My main takeaways from this experiment:
- I probably don’t need to tell you this, but if you’re trying to make some spontaneous friends, setting matters. I found my most success approaching a group of people who were already chatting amongst themselves and seemed open to conversation.
- Something else I probably don’t need to tell you: Common ground matters just as much with adult conversations as it did when we were kids, especially when it comes to spontaneous chats! (Ala, “I want to write a novel too!” with Joseph).
- It’s not only possible to survive talking to 10 strangers (as an introvert, no less), but it can actually be pretty fun, too. I met some new people, learned some new things, and figured out I’m a little braver than I thought I was.
- Just like when we were kids, some conversations I had were more prolific, connective, or fun than others, just depending on who I got along with, and who got along with me. And some people didn’t want to talk at all. But this didn’t deter me at all in my mission to talk to 10 strangers. Clicking more so with some people and less so with others will happen no matter who you are, or how good you are at making friends. Because of this, less-than-stellar convos didn’t mark any kind of failure for me during this experiment.
- This experiment required some level of breaking down some learned adult social norms, which left me with some shifted thoughts on how we’re taught to interact with the world around us. The expectation that we essentially pretend that the people around us don’t exist unless we already know them or have a specific reason to interact, like with an employee at a store, starts to seem plain odd when you really think about it. This experiment, and this epiphany, if you want to call it that, made me want to open my eyes (and mind) a bit more to the people around me in public, even if I don’t plan to try and strike up a conversation with every stranger I pass by in a day.
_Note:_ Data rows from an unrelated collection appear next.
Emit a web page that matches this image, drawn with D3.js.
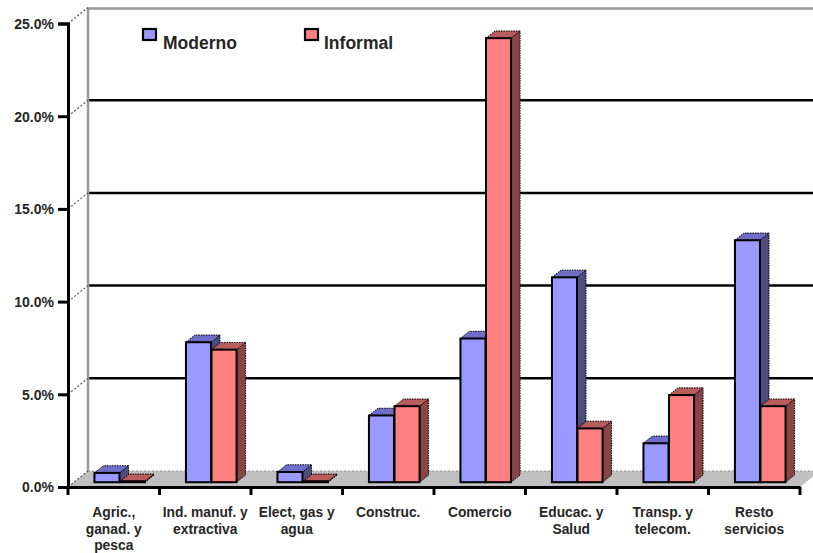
<!DOCTYPE html>
<html><head><meta charset="utf-8">
<script src="https://cdn.jsdelivr.net/npm/d3@7"></script>
<style>body{margin:0;background:#fff}svg{display:block}text{font-family:"Liberation Sans",Arial,sans-serif;font-weight:bold;fill:#262626}</style>
</head><body>
<svg id="c" width="813" height="553"></svg>
<script>
const categories = [["Agric.,","ganad. y","pesca"],["Ind. manuf. y","extractiva"],["Elect, gas y","agua"],["Construc."],["Comercio"],["Educac. y","Salud"],["Transp. y","telecom."],["Resto","servicios"]];
const seriesNames = ["Moderno","Informal"];
const moderno = [0.5, 7.55, 0.55, 3.6, 7.75, 11.05, 2.1, 13.05];
const informal = [0.05, 7.15, 0.05, 4.1, 23.95, 2.9, 4.7, 4.1];
const yTicks = [0,5,10,15,20,25];

const svg = d3.select("#c");
const DX = 20, DY = -16;
const catKeys = categories.map((c,i)=>i);
const x = d3.scaleBand().domain(catKeys).range([68,800]).padding(0);
const y = d3.scaleLinear().domain([0,25]).range([487,23.5]);
const xs = d3.scaleBand().domain(seriesNames).range([0, x.bandwidth()]).paddingOuter(0.8).paddingInner(0.02);
const colors = {
  Moderno:{front:"#9999FF", top:"#6E6EC8", side:"#4D4D80"},
  Informal:{front:"#FF8080", top:"#B85C5C", side:"#874545"}
};
const x0 = 68, x1 = 800;
const yBack = v => y(v) + DY;

// floor
svg.append("polygon").attr("points",[[x0,y(0)],[x0+DX,yBack(0)],[x1+DX,yBack(0)],[x1,y(0)]].join(" "))
  .attr("fill","#C0C0C0");
svg.append("line").attr("x1",x0+DX).attr("x2",x1+DX).attr("y1",yBack(0)).attr("y2",yBack(0))
  .attr("stroke","#888").attr("stroke-width",1).attr("stroke-dasharray","2,2");
// back wall gridlines
yTicks.filter(t=>t>0&&t<25).forEach(t=>{
  svg.append("line").attr("x1",x0+DX).attr("x2",813).attr("y1",yBack(t)).attr("y2",yBack(t))
    .attr("stroke","#000").attr("stroke-width",2.5);
});
// top edge & left wall edge
svg.append("line").attr("x1",x0+DX).attr("x2",813).attr("y1",yBack(25)+1).attr("y2",yBack(25)+1)
  .attr("stroke","#999").attr("stroke-width",2.5);
svg.append("line").attr("x1",x0+DX).attr("x2",x0+DX).attr("y1",yBack(25)).attr("y2",yBack(0))
  .attr("stroke","#999").attr("stroke-width",2.5);
// diagonal dashed links
yTicks.forEach(t=>{
  svg.append("line").attr("x1",x0).attr("y1",y(t)).attr("x2",x0+DX).attr("y2",yBack(t))
    .attr("stroke","#555").attr("stroke-width",1.2).attr("stroke-dasharray","2,2");
});

// bars
const F0 = 0.3, F1 = 0.75;
catKeys.forEach(i=>{
  seriesNames.forEach((s,k)=>{
    const v = (k===0?moderno:informal)[i];
    const c = colors[s];
    const bx = x(i) + xs(s) + DX*F0;
    const bw = xs.bandwidth();
    const yb = y(0) + DY*F0, yt = y(v) + DY*F0;
    const ddx = DX*(F1-F0), ddy = DY*(F1-F0);
    // side
    svg.append("polygon").attr("points",[[bx+bw,yb],[bx+bw+ddx,yb+ddy],[bx+bw+ddx,yt+ddy],[bx+bw,yt]].join(" "))
      .attr("fill",c.side).attr("stroke","#000").attr("stroke-width",1).attr("stroke-dasharray","1.5,1");
    // top
    svg.append("polygon").attr("points",[[bx,yt],[bx+ddx,yt+ddy],[bx+bw+ddx,yt+ddy],[bx+bw,yt]].join(" "))
      .attr("fill",c.top).attr("stroke","#000").attr("stroke-width",1).attr("stroke-dasharray","1.5,1");
    // front
    svg.append("rect").attr("x",bx).attr("y",yt).attr("width",bw).attr("height",Math.max(yb-yt,0.5))
      .attr("fill",c.front).attr("stroke","#000").attr("stroke-width",2);
  });
});

// axes
const yAxis = d3.axisLeft(y).tickValues(yTicks).tickSize(10).tickPadding(4).tickFormat(d=>d.toFixed(1)+"%");
const gy = svg.append("g").attr("transform",`translate(${x0},0)`).call(yAxis);
gy.select(".domain").attr("stroke","#000").attr("stroke-width",3);
gy.selectAll(".tick line").attr("stroke","#000").attr("stroke-width",3);
gy.selectAll(".tick text").attr("font-size",14).attr("dy","0.35em").attr("fill","#262626")
  .attr("font-family","Liberation Sans, Arial, sans-serif").attr("font-weight","bold");

const xAxis = d3.axisBottom(x).tickSize(0).tickFormat("");
const gx = svg.append("g").attr("transform",`translate(0,${y(0)})`).call(xAxis);
gx.select(".domain").attr("stroke","#000").attr("stroke-width",3);
// boundary ticks
const bounds = catKeys.map(i=>x(i)).concat([x1]);
svg.append("g").selectAll("line").data(bounds).join("line")
  .attr("x1",d=>d).attr("x2",d=>d).attr("y1",y(0)).attr("y2",y(0)+8)
  .attr("stroke","#000").attr("stroke-width",3);

// category labels
catKeys.forEach(i=>{
  const t = svg.append("text").attr("x",x(i)+x.bandwidth()/2).attr("y",517)
    .attr("text-anchor","middle").attr("font-size",13.8);
  categories[i].forEach((ln,j)=>{
    t.append("tspan").attr("x",x(i)+x.bandwidth()/2).attr("y",517+j*16.5).text(ln);
  });
});

// legend
const leg = [{name:"Moderno",bx:143,tx:163},{name:"Informal",bx:305,tx:324}];
leg.forEach(l=>{
  svg.append("rect").attr("x",l.bx).attr("y",29).attr("width",13).attr("height",11)
    .attr("fill",colors[l.name].front).attr("stroke","#000").attr("stroke-width",2.2);
  svg.append("text").attr("x",l.tx).attr("y",49).attr("font-size",17.5).text(l.name);
});
</script>
</body></html>
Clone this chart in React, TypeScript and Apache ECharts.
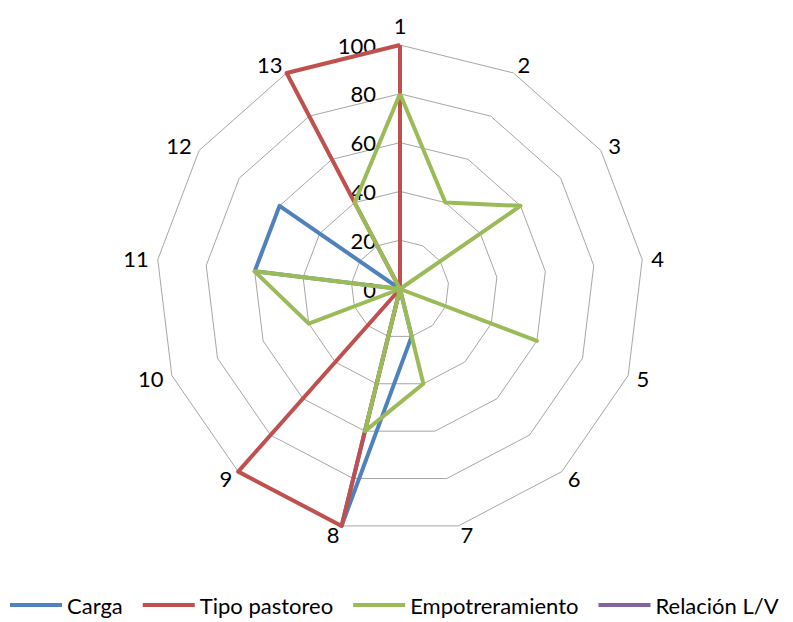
import React, { useEffect, useRef } from "react";
import * as echarts from "echarts";

const axes = ["1", "2", "3", "4", "5", "6", "7", "8", "9", "10", "11", "12", "13"];
const seriesNames = ["Carga", "Tipo pastoreo", "Empotreramiento", "Relación L/V"];
const carga = [0, 0, 0, 0, 0, 0, 20, 100, 0, 0, 60, 60, 0];
const tipoPastoreo = [100, 0, 0, 0, 0, 0, 0, 100, 100, 0, 0, 0, 100];
const empotreramiento = [80, 40, 60, 0, 60, 0, 40, 60, 0, 40, 60, 0, 40];
const relacionLV = [0, 0, 0, 0, 0, 0, 0, 0, 0, 0, 0, 0, 0];
const colors = ["#4F81BD", "#C0504D", "#9BBB59", "#8064A2"];

// ECharts places indicators counter-clockwise; reorder so they run clockwise.
const order = [0, ...Array.from({ length: axes.length - 1 }, (_, i) => axes.length - 1 - i)];
const reorder = (arr: number[]) => order.map((i) => arr[i]);

const FONT = "Lato, 'Open Sans', sans-serif";

export default function App() {
  const ref = useRef<HTMLDivElement>(null);
  useEffect(() => {
    if (!ref.current) return;
    const chart = echarts.init(ref.current, undefined, { renderer: "svg" });
    const allData = [carga, tipoPastoreo, empotreramiento, relacionLV];
    chart.setOption({
      animation: false,
      backgroundColor: "#fff",
      color: colors,
      textStyle: { fontFamily: FONT },
      legend: {
        data: seriesNames,
        left: 10,
        top: 594,
        padding: 0,
        icon: "rect",
        itemWidth: 52,
        itemHeight: 4,
        itemGap: 20,
        textStyle: { fontSize: 22, color: "#000", fontFamily: FONT },
      },
      radar: {
        center: [400, 289],
        radius: 244,
        startAngle: 90,
        shape: "polygon",
        splitNumber: 5,
        nameGap: 9,
        axisName: { color: "#000", fontSize: 22, fontFamily: FONT },
        indicator: order.map((i) =>
          i === 0
            ? { name: axes[i], min: 0, max: 100, axisLabel: { show: true } }
            : { name: axes[i], min: 0, max: 100 }
        ),
        axisLine: { show: false },
        axisTick: { show: false },
        axisLabel: {
          show: false,
          color: "#000",
          fontSize: 22,
          fontFamily: FONT,
          margin: 24,
        },
        splitLine: { lineStyle: { color: "#a6a6a6", width: 1 } },
        splitArea: { show: false },
      },
      series: [
        {
          type: "radar",
          symbol: "none",
          data: allData.map((d, k) => ({
            name: seriesNames[k],
            value: reorder(d),
            lineStyle: { width: 4, color: colors[k] },
            itemStyle: { color: colors[k] },
          })),
        },
      ],
    });
    return () => chart.dispose();
  }, []);
  return (
    <div
      ref={ref}
      style={{ position: "absolute", left: 0, top: 0, width: 793, height: 622 }}
    />
  );
}
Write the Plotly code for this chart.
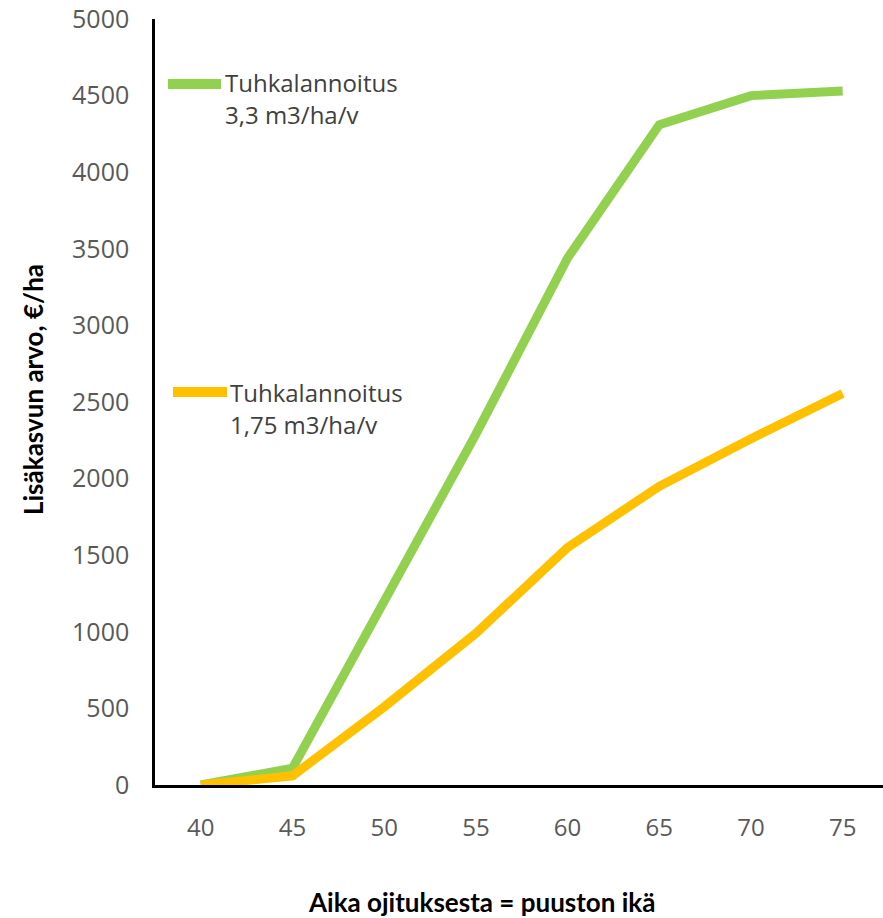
import plotly.graph_objects as go

ages = ["40", "45", "50", "55", "60", "65", "70", "75"]
ash_33 = [0, 110, 1200, 2290, 3440, 4310, 4500, 4530]
ash_175 = [0, 60, 510, 990, 1550, 1950, 2260, 2555]
name_33 = ["Tuhkalannoitus", "3,3 m3/ha/v"]
name_175 = ["Tuhkalannoitus", "1,75 m3/ha/v"]
y_ticks = [0, 500, 1000, 1500, 2000, 2500, 3000, 3500, 4000, 4500, 5000]
x_title = "Aika ojituksesta = puuston ikä"
y_title = "Lisäkasvun arvo, €/ha"

GREEN = "#92D050"
ORANGE = "#FFC000"

W, H = 883, 918
L, R, T, B = 155, 0, 19, 133
PW, PH = W - L - R, H - T - B


def px(x):
    return (x - L) / PW


def py(y):
    return (H - B - y) / PH


fig = go.Figure()
fig.add_trace(go.Scatter(x=ages, y=ash_33, mode="lines", name=" ".join(name_33),
                         line=dict(color=GREEN, width=9), showlegend=False))
fig.add_trace(go.Scatter(x=ages, y=ash_175, mode="lines", name=" ".join(name_175),
                         line=dict(color=ORANGE, width=9), showlegend=False))

font_main = "Open Sans, sans-serif"
font_title = "Lato, sans-serif"
legend_font = dict(family=font_main, size=24, color="#404040")
title_font = dict(family=font_title, size=26, color="black", weight="bold")

shapes = [
    dict(type="line", xref="paper", yref="paper", x0=px(168), x1=px(221), y0=py(84), y1=py(84),
         line=dict(color=GREEN, width=10)),
    dict(type="line", xref="paper", yref="paper", x0=px(173), x1=px(227), y0=py(392), y1=py(392),
         line=dict(color=ORANGE, width=10)),
]

annotations = [
    dict(xref="paper", yref="paper", x=px(223), y=py(82), text=name_33[0], showarrow=False,
         xanchor="left", yanchor="middle", font=legend_font),
    dict(xref="paper", yref="paper", x=px(223), y=py(115), text=name_33[1], showarrow=False,
         xanchor="left", yanchor="middle", font=legend_font),
    dict(xref="paper", yref="paper", x=px(228), y=py(392), text=name_175[0], showarrow=False,
         xanchor="left", yanchor="middle", font=legend_font),
    dict(xref="paper", yref="paper", x=px(228), y=py(424), text=name_175[1], showarrow=False,
         xanchor="left", yanchor="middle", font=legend_font),
    dict(xref="paper", yref="paper", x=px(481), y=py(902), text=x_title, showarrow=False,
         xanchor="center", yanchor="middle", font=title_font),
    dict(xref="paper", yref="paper", x=px(33), y=py(390), text=y_title, showarrow=False,
         xanchor="center", yanchor="middle", textangle=-90, font=title_font),
]

fig.update_layout(
    width=W, height=H,
    margin=dict(l=L, r=R, t=T, b=B, pad=0, autoexpand=False),
    paper_bgcolor="white", plot_bgcolor="white",
    shapes=shapes, annotations=annotations,
    showlegend=False,
)
fig.update_xaxes(
    type="category", range=[-0.5, 7.44],
    showline=True, linecolor="black", linewidth=2.5, mirror=False,
    showgrid=False, zeroline=False, ticks="",
    tickfont=dict(family=font_main, size=24, color="#595959"),
    ticklabelstandoff=19, automargin=False,
)
fig.update_yaxes(
    range=[0, 5000], tickvals=y_ticks,
    showline=True, linecolor="black", linewidth=2.5,
    showgrid=False, zeroline=False, ticks="",
    tickfont=dict(family=font_main, size=25, color="#595959"),
    ticklabelstandoff=18, automargin=False,
)

fig.write_html("out.html", config={"displayModeBar": False},
               post_script="document.body.style.margin='0';document.body.style.overflow='hidden';")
So, the big money question, after making it to the other end of this experiment: Is it still possible to make friends as adults as easily as we did as kids?
My answer isn’t a basic yes or no. It lives more in the realm of a hopeful “sort of.”
We’ve definitely collected more learned social norms as adults that make those easy days of childhood connectivity a bit harder to grasp. But that doesn’t necessarily mean that the days of spontaneous friendship are over just because we’re trying to make friends in the bar, on campus, or at the store, instead of on the playground.
One thing I can say for certain after this experiment is that the friendly energy you put into interacting with others really, truly can come back to you as a result.
I wouldn’t have known to go to the business building if I hadn’t chatted with Bianca. I wouldn’t have gotten that genuine smile from Erin if I hadn’t complimented their keychain. If I hadn’t introduced myself to Millie and Mel, I wouldn’t have been able to connect with Mel over shared experiences in Chicago. If I hadn’t said hi to Joseph, I wouldn’t have learned that we both want to write novels in the future. And the reason I had the conversation I did with the guy in the Porsche was because I smiled at his passenger genuinely enough that the people in that car thought I might be game for some fun.
All this to say: you really can put out some intentional energy when it comes to connecting with others, even as adults. And if my experience is any indication, you might just get some of that energy back.
It may not be quite as easy to make friends as adults as it was when we were kids, but it’s certainly not impossible, as I hope this experiment has exemplified.
If you’re looking to make some new connections out in that big scary world of ours, know that it’s possible! If I, a 20-something introvert, can dust off my childhood social butterfly wings and give them a stretch, you can, too.